▸ Dataset extract:

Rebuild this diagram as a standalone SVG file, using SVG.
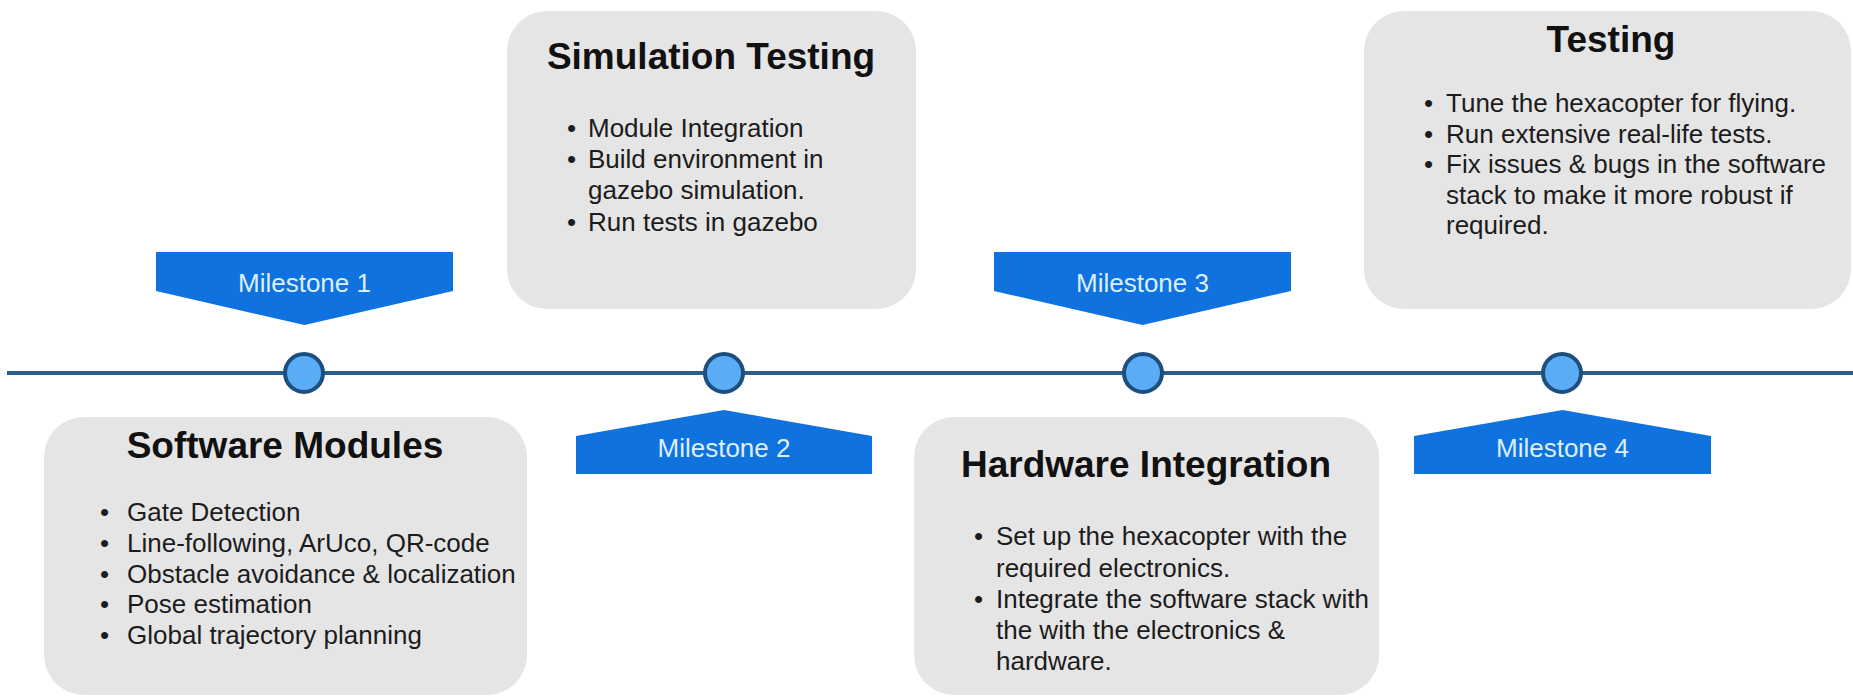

---

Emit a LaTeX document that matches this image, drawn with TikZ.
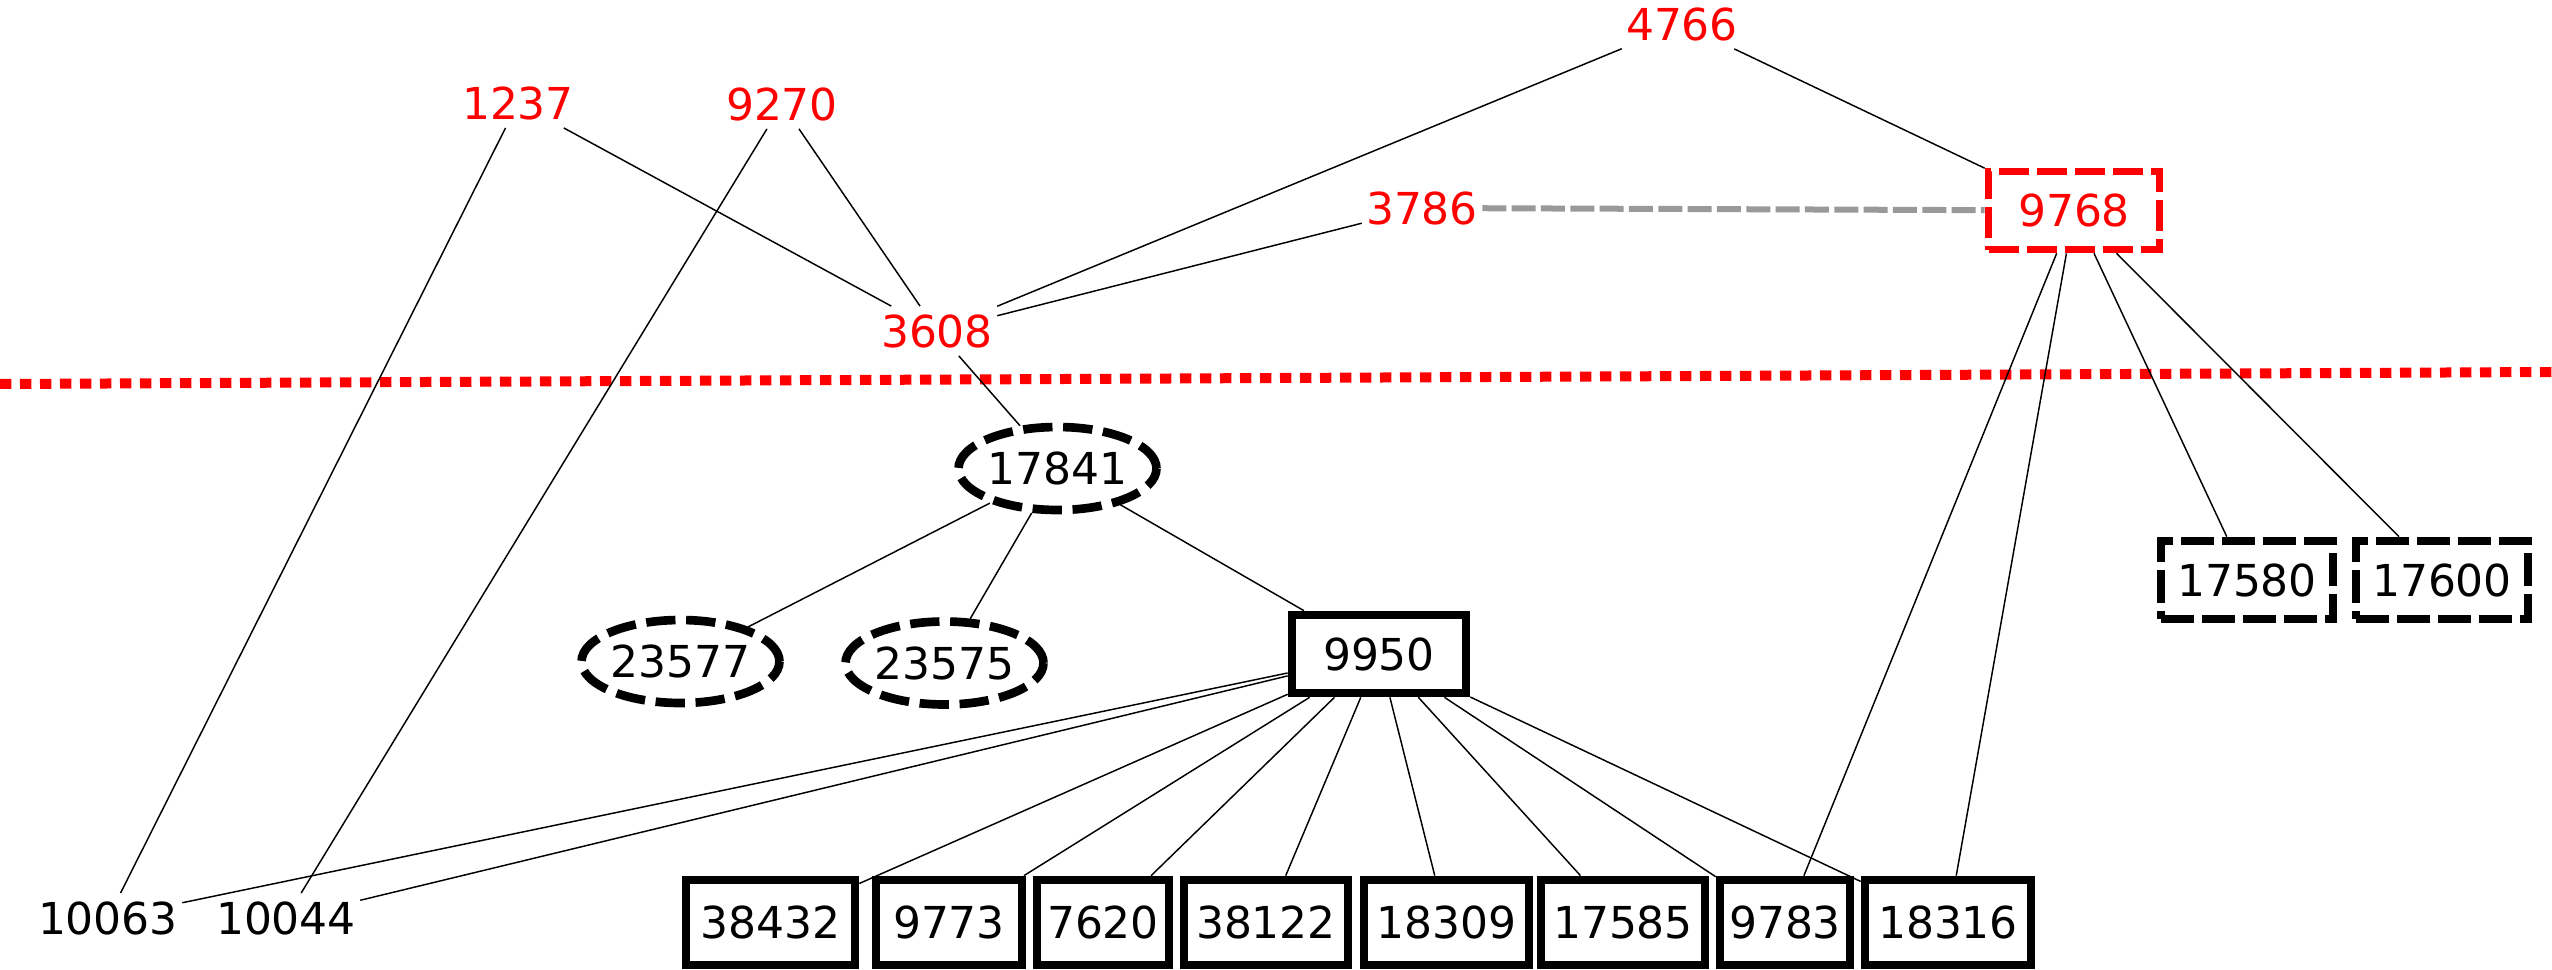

...

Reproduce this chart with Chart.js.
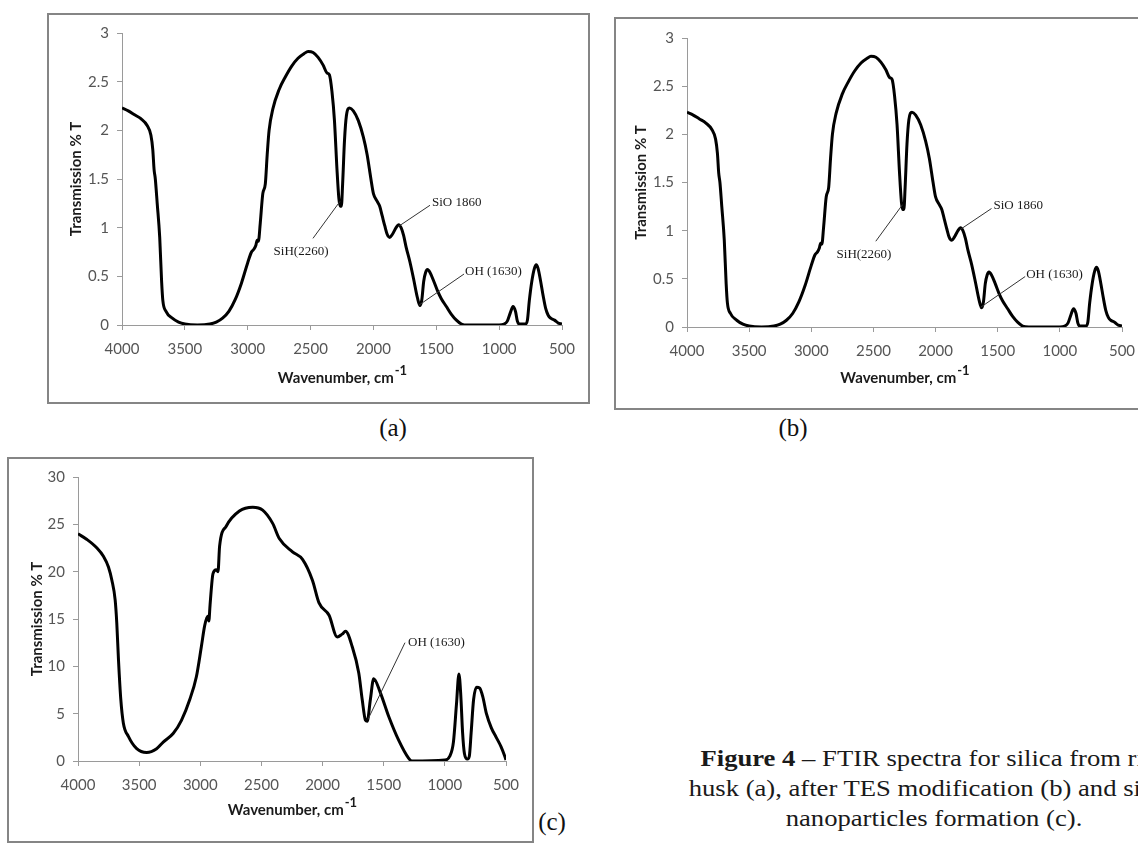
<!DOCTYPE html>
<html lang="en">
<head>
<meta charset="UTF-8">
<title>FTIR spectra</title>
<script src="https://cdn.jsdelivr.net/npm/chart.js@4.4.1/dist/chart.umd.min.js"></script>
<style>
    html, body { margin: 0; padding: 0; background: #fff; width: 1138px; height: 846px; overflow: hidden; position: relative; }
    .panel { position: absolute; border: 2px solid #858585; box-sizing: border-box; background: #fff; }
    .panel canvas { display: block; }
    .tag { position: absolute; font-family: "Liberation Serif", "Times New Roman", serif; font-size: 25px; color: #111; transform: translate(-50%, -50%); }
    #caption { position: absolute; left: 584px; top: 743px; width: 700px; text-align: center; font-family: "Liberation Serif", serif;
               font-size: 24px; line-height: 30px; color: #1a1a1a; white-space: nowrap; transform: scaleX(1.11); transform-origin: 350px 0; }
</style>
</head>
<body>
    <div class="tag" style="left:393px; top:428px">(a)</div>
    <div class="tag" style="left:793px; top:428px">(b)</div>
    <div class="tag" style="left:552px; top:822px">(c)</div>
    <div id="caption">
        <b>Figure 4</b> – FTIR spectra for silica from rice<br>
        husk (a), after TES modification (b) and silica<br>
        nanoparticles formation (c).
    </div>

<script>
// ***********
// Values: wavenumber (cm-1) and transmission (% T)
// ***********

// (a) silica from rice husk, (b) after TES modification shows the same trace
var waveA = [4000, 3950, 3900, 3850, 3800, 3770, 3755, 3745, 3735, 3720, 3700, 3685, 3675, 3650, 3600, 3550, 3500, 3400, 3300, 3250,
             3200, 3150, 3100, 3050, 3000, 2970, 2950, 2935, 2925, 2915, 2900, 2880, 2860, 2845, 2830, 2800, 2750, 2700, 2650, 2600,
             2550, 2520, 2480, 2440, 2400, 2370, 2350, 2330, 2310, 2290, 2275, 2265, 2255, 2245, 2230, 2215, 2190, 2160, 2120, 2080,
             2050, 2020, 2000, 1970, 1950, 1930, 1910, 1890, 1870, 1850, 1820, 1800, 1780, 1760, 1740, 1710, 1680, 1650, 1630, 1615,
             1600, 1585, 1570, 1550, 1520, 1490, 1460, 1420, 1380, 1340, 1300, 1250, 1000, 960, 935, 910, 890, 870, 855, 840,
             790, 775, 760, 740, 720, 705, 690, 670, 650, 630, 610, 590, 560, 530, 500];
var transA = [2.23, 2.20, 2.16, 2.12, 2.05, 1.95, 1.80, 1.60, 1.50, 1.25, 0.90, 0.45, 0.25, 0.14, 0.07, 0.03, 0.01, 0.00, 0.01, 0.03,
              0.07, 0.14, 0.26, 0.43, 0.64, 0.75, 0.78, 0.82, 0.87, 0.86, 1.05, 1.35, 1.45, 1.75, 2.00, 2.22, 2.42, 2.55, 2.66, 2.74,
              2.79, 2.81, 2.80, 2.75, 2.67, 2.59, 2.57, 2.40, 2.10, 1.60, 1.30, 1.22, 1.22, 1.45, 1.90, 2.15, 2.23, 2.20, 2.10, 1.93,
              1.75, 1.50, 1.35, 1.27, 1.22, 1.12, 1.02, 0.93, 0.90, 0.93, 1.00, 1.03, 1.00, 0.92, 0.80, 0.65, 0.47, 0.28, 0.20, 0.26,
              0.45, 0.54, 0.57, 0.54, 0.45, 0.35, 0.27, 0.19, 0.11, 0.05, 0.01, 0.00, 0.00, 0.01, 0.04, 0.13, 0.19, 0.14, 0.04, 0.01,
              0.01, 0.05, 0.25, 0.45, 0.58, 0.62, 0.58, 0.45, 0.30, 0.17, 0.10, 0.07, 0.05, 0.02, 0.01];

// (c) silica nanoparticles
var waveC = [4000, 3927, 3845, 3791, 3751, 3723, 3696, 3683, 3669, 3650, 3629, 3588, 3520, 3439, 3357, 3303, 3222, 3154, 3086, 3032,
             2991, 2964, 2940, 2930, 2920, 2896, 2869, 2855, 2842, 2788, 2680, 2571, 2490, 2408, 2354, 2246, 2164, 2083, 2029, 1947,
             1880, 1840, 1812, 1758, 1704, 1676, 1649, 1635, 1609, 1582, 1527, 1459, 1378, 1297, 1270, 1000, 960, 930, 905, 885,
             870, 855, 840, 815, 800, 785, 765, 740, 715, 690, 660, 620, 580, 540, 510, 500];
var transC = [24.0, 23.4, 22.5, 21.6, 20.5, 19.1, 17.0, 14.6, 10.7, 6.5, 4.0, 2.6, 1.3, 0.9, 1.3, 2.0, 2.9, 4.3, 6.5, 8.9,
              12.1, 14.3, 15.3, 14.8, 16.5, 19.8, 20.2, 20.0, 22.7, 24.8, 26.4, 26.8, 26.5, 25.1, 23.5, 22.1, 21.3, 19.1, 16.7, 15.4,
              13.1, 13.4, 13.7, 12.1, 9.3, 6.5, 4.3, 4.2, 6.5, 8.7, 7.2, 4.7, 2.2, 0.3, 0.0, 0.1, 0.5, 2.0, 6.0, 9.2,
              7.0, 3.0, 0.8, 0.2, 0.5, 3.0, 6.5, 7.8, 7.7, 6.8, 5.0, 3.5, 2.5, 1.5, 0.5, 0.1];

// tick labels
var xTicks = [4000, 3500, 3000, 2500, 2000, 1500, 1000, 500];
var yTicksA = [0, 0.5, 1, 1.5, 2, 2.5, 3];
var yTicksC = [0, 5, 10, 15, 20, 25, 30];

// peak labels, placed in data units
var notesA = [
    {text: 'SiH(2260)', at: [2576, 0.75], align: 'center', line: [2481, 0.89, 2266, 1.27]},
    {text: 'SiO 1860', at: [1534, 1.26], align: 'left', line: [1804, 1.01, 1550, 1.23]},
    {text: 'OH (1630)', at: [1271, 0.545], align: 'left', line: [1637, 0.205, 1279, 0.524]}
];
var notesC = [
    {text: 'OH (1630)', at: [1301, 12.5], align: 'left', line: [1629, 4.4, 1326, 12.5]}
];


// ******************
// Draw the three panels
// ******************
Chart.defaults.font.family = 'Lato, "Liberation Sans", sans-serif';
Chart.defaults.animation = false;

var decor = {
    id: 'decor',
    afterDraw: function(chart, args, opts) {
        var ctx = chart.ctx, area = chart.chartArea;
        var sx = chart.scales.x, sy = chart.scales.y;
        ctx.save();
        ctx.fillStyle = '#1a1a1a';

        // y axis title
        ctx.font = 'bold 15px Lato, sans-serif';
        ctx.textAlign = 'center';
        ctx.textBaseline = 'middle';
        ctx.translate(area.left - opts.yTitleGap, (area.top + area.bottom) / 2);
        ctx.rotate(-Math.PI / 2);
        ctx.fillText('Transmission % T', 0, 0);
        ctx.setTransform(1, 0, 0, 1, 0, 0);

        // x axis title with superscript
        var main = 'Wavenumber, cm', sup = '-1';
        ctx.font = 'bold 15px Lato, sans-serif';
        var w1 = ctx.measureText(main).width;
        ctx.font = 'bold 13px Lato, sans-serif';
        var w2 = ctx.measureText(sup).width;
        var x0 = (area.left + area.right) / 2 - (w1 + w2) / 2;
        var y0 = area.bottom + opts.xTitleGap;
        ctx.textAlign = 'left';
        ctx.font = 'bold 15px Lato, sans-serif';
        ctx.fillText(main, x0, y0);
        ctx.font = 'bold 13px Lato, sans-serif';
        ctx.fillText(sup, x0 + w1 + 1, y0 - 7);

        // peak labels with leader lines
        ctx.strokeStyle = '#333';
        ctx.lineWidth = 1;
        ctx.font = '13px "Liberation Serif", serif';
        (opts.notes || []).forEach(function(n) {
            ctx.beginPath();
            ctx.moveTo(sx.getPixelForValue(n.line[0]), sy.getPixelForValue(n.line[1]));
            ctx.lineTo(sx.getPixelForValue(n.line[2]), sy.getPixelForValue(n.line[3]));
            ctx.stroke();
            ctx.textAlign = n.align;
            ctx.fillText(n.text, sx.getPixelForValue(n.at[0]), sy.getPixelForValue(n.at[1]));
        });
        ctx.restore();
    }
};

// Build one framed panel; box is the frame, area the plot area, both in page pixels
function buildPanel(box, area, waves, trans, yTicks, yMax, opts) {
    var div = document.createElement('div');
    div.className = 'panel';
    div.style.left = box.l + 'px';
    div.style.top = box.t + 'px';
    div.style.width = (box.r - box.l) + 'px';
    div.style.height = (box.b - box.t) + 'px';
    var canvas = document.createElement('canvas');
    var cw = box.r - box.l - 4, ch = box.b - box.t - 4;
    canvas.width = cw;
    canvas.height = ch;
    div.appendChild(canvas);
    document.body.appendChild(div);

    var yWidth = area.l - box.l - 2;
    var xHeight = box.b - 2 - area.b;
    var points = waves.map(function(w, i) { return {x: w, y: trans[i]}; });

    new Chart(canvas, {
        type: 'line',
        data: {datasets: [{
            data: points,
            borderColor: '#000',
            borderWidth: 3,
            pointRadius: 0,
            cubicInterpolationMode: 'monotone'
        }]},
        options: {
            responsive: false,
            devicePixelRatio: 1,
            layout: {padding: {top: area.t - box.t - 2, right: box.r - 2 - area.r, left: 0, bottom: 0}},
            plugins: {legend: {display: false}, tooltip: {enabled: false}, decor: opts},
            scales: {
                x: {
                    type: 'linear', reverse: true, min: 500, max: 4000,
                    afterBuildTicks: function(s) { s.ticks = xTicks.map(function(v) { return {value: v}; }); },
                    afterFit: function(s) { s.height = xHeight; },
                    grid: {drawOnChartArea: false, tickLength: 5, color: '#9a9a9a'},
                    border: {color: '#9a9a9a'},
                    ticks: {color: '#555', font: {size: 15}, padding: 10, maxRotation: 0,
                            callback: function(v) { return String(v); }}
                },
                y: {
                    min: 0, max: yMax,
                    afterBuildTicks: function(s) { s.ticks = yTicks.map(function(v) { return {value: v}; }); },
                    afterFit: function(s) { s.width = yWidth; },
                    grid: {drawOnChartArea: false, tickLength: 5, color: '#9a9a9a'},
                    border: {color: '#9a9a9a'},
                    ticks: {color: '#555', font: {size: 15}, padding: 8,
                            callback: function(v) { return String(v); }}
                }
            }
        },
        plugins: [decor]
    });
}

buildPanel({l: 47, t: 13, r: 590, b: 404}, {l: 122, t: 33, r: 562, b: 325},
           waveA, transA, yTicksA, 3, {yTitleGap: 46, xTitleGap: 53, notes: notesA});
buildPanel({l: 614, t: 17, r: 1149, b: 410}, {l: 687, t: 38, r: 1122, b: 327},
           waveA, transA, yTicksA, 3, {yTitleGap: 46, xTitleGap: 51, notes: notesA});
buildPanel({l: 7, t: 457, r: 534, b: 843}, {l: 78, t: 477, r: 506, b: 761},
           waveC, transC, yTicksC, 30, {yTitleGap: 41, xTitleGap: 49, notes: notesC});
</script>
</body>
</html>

▸ Directions: Your answer should be one number: how many lines in the material above contain the string "document".

▸ Exercise response: 4